▼▼▼

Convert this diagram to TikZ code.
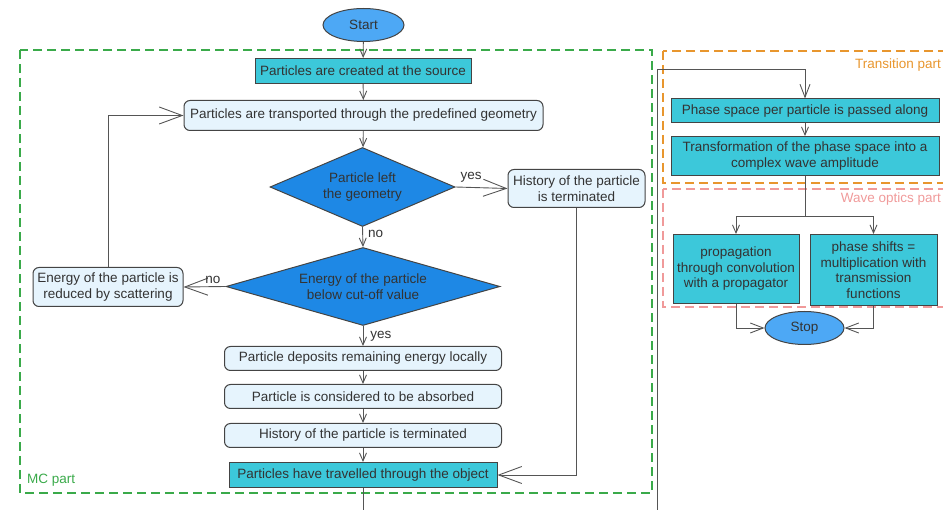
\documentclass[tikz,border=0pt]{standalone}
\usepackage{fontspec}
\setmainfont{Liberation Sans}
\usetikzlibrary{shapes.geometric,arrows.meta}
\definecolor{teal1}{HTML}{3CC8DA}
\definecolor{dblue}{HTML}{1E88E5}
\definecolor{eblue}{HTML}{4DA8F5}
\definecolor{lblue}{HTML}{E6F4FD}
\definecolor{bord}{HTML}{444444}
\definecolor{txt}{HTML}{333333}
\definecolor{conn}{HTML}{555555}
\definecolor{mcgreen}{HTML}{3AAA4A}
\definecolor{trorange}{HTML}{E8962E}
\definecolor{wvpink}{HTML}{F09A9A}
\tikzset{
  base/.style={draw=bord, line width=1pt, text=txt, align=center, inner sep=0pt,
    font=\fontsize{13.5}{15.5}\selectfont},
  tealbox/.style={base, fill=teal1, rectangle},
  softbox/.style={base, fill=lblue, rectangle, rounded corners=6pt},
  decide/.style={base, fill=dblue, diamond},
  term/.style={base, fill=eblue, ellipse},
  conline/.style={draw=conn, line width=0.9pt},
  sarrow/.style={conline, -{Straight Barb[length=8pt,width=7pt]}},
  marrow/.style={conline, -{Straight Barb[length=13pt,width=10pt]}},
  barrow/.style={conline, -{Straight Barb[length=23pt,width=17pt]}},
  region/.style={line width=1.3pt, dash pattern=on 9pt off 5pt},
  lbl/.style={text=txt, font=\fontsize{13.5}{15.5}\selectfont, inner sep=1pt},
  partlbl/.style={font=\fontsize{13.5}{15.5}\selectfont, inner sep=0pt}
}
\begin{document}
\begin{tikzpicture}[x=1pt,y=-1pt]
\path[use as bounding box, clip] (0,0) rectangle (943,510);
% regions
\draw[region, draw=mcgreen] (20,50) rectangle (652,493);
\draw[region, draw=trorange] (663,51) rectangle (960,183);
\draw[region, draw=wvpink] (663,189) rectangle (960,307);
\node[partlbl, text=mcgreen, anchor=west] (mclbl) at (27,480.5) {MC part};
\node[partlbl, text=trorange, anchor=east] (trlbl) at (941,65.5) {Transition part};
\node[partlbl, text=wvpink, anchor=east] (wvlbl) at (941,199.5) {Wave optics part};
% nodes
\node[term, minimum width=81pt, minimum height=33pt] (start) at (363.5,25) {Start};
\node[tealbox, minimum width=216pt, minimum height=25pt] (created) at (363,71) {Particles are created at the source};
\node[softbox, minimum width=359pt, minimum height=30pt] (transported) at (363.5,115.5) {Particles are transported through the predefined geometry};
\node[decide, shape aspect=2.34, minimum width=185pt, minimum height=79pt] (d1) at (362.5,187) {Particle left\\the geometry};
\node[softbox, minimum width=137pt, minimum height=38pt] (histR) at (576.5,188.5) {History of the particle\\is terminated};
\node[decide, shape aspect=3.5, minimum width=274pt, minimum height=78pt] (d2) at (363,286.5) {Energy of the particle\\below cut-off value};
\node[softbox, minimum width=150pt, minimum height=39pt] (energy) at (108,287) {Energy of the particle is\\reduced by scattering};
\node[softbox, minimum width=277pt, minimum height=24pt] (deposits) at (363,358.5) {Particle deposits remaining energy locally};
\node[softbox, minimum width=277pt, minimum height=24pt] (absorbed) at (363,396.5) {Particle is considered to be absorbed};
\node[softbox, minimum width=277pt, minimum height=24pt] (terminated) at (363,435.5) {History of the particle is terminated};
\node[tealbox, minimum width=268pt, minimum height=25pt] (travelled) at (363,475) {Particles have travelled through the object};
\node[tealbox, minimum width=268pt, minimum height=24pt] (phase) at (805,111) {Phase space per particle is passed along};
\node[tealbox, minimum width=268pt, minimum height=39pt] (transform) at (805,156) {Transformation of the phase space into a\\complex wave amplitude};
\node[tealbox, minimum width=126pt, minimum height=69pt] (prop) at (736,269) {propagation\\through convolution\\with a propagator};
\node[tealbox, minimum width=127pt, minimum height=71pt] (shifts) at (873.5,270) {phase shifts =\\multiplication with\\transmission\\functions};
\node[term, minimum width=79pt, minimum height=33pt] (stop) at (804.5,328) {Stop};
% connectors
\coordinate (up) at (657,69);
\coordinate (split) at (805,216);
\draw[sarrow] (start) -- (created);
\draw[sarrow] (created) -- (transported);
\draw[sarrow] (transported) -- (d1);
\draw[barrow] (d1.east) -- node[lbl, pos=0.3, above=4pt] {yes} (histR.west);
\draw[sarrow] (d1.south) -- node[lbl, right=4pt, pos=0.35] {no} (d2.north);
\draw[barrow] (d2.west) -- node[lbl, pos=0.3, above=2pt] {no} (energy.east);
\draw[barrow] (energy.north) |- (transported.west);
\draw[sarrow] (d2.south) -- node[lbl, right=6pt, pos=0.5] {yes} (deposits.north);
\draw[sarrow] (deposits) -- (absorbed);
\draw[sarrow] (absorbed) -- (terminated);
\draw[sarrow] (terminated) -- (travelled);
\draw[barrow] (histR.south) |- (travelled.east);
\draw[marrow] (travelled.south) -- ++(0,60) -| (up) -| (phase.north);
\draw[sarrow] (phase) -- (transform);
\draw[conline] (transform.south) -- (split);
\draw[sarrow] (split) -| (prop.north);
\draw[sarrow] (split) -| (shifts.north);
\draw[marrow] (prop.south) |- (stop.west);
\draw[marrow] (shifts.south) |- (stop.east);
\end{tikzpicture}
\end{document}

▲▲▲

Written problem: Reproduce each line exactly as it appears, omitting the pictures.

Exercise response:
Convert this diagram to TikZ code.
\documentclass[tikz,border=0pt]{standalone}
\usepackage{fontspec}
\setmainfont{Liberation Sans}
\usetikzlibrary{shapes.geometric,arrows.meta}
\definecolor{teal1}{HTML}{3CC8DA}
\definecolor{dblue}{HTML}{1E88E5}
\definecolor{eblue}{HTML}{4DA8F5}
\definecolor{lblue}{HTML}{E6F4FD}
\definecolor{bord}{HTML}{444444}
\definecolor{txt}{HTML}{333333}
\definecolor{conn}{HTML}{555555}
\definecolor{mcgreen}{HTML}{3AAA4A}
\definecolor{trorange}{HTML}{E8962E}
\definecolor{wvpink}{HTML}{F09A9A}
\tikzset{
  base/.style={draw=bord, line width=1pt, text=txt, align=center, inner sep=0pt,
    font=\fontsize{13.5}{15.5}\selectfont},
  tealbox/.style={base, fill=teal1, rectangle},
  softbox/.style={base, fill=lblue, rectangle, rounded corners=6pt},
  decide/.style={base, fill=dblue, diamond},
  term/.style={base, fill=eblue, ellipse},
  conline/.style={draw=conn, line width=0.9pt},
  sarrow/.style={conline, -{Straight Barb[length=8pt,width=7pt]}},
  marrow/.style={conline, -{Straight Barb[length=13pt,width=10pt]}},
  barrow/.style={conline, -{Straight Barb[length=23pt,width=17pt]}},
  region/.style={line width=1.3pt, dash pattern=on 9pt off 5pt},
  lbl/.style={text=txt, font=\fontsize{13.5}{15.5}\selectfont, inner sep=1pt},
  partlbl/.style={font=\fontsize{13.5}{15.5}\selectfont, inner sep=0pt}
}
\begin{document}
\begin{tikzpicture}[x=1pt,y=-1pt]
\path[use as bounding box, clip] (0,0) rectangle (943,510);
% regions
\draw[region, draw=mcgreen] (20,50) rectangle (652,493);
\draw[region, draw=trorange] (663,51) rectangle (960,183);
\draw[region, draw=wvpink] (663,189) rectangle (960,307);
\node[partlbl, text=mcgreen, anchor=west] (mclbl) at (27,480.5) {MC part};
\node[partlbl, text=trorange, anchor=east] (trlbl) at (941,65.5) {Transition part};
\node[partlbl, text=wvpink, anchor=east] (wvlbl) at (941,199.5) {Wave optics part};
% nodes
\node[term, minimum width=81pt, minimum height=33pt] (start) at (363.5,25) {Start};
\node[tealbox, minimum width=216pt, minimum height=25pt] (created) at (363,71) {Particles are created at the source};
\node[softbox, minimum width=359pt, minimum height=30pt] (transported) at (363.5,115.5) {Particles are transported through the predefined geometry};
\node[decide, shape aspect=2.34, minimum width=185pt, minimum height=79pt] (d1) at (362.5,187) {Particle left\\the geometry};
\node[softbox, minimum width=137pt, minimum height=38pt] (histR) at (576.5,188.5) {History of the particle\\is terminated};
\node[decide, shape aspect=3.5, minimum width=274pt, minimum height=78pt] (d2) at (363,286.5) {Energy of the particle\\below cut-off value};
\node[softbox, minimum width=150pt, minimum height=39pt] (energy) at (108,287) {Energy of the particle is\\reduced by scattering};
\node[softbox, minimum width=277pt, minimum height=24pt] (deposits) at (363,358.5) {Particle deposits remaining energy locally};
\node[softbox, minimum width=277pt, minimum height=24pt] (absorbed) at (363,396.5) {Particle is considered to be absorbed};
\node[softbox, minimum width=277pt, minimum height=24pt] (terminated) at (363,435.5) {History of the particle is terminated};
\node[tealbox, minimum width=268pt, minimum height=25pt] (travelled) at (363,475) {Particles have travelled through the object};
\node[tealbox, minimum width=268pt, minimum height=24pt] (phase) at (805,111) {Phase space per particle is passed along};
\node[tealbox, minimum width=268pt, minimum height=39pt] (transform) at (805,156) {Transformation of the phase space into a\\complex wave amplitude};
\node[tealbox, minimum width=126pt, minimum height=69pt] (prop) at (736,269) {propagation\\through convolution\\with a propagator};
\node[tealbox, minimum width=127pt, minimum height=71pt] (shifts) at (873.5,270) {phase shifts =\\multiplication with\\transmission\\functions};
\node[term, minimum width=79pt, minimum height=33pt] (stop) at (804.5,328) {Stop};
% connectors
\coordinate (up) at (657,69);
\coordinate (split) at (805,216);
\draw[sarrow] (start) -- (created);
\draw[sarrow] (created) -- (transported);
\draw[sarrow] (transported) -- (d1);
\draw[barrow] (d1.east) -- node[lbl, pos=0.3, above=4pt] {yes} (histR.west);
\draw[sarrow] (d1.south) -- node[lbl, right=4pt, pos=0.35] {no} (d2.north);
\draw[barrow] (d2.west) -- node[lbl, pos=0.3, above=2pt] {no} (energy.east);
\draw[barrow] (energy.north) |- (transported.west);
\draw[sarrow] (d2.south) -- node[lbl, right=6pt, pos=0.5] {yes} (deposits.north);
\draw[sarrow] (deposits) -- (absorbed);
\draw[sarrow] (absorbed) -- (terminated);
\draw[sarrow] (terminated) -- (travelled);
\draw[barrow] (histR.south) |- (travelled.east);
\draw[marrow] (travelled.south) -- ++(0,60) -| (up) -| (phase.north);
\draw[sarrow] (phase) -- (transform);
\draw[conline] (transform.south) -- (split);
\draw[sarrow] (split) -| (prop.north);
\draw[sarrow] (split) -| (shifts.north);
\draw[marrow] (prop.south) |- (stop.west);
\draw[marrow] (shifts.south) |- (stop.east);
\end{tikzpicture}
\end{document}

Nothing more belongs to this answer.